Protein-coding gene in the species Homo sapiens

Parathyroid hormone/parathyroid hormone-related peptide receptor, also known as parathyroid hormone 1 receptor (PTH1R), is a protein that in humans is encoded by the PTH1R gene. PTH1R functions as a receptor for parathyroid hormone (PTH) and for parathyroid hormone-related protein (PTHrP), also called parathyroid hormone-like hormone (PTHLH).

== Function ==
This "classical" PTH receptor is expressed in high levels in bone and kidney and regulates calcium ion homeostasis through activation of adenylate cyclase and phospholipase C. In bone, it is expressed on the surface of osteoblasts. When the receptor is activated through PTH binding, osteoblasts express RANKL (Receptor Activator of Nuclear Factor kB Ligand), which binds to RANK (Receptor Activator of Nuclear Factor kB) on osteoclasts. This turns on osteoclasts to ultimately increase the resorption rate.

==Mechanism==
It is a member of the secretin family of G protein-coupled receptors. The activity of this receptor is mediated by G_{s} protein, which activates adenylyl cyclase.
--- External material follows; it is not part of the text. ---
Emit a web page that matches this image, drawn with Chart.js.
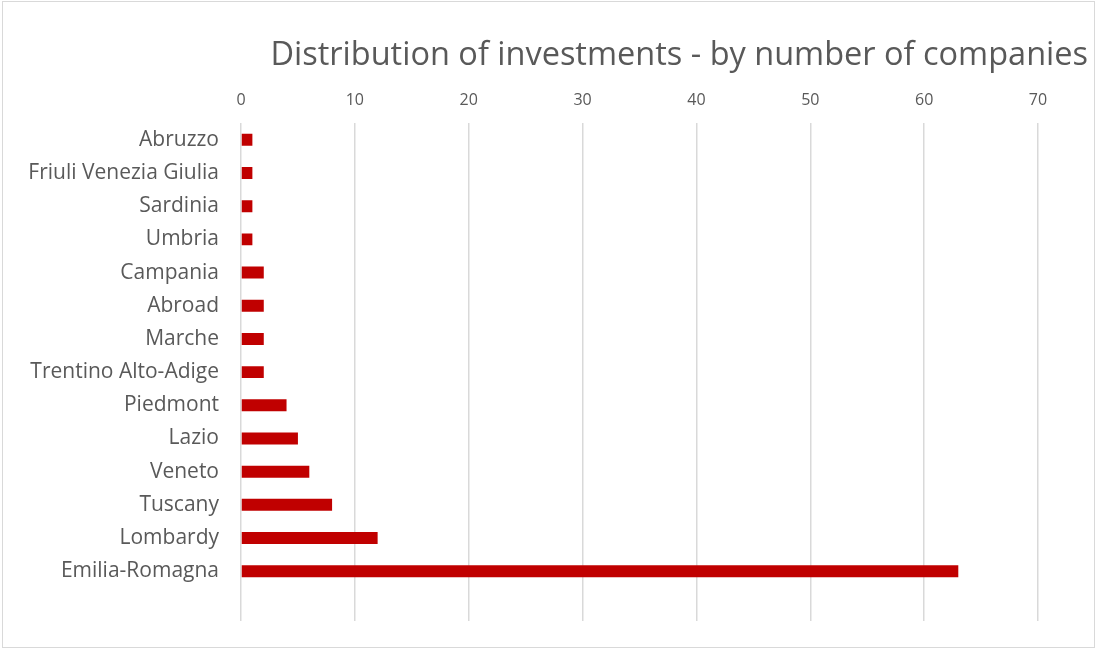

Besides this, they also activate the phosphatidylinositol-calcium second messenger system.

==Pathology==
Defects in this receptor are known to be the cause of Jansen's metaphyseal chondrodysplasia (JMC) and chondrodysplasia Blomstrand type (BOCD) as well as enchondromatosis and primary failure of tooth eruption.

== Interactions ==

Parathyroid hormone 1 receptor has been shown to interact with Sodium-hydrogen exchange regulatory cofactor 2 and Sodium-hydrogen antiporter 3 regulator 1.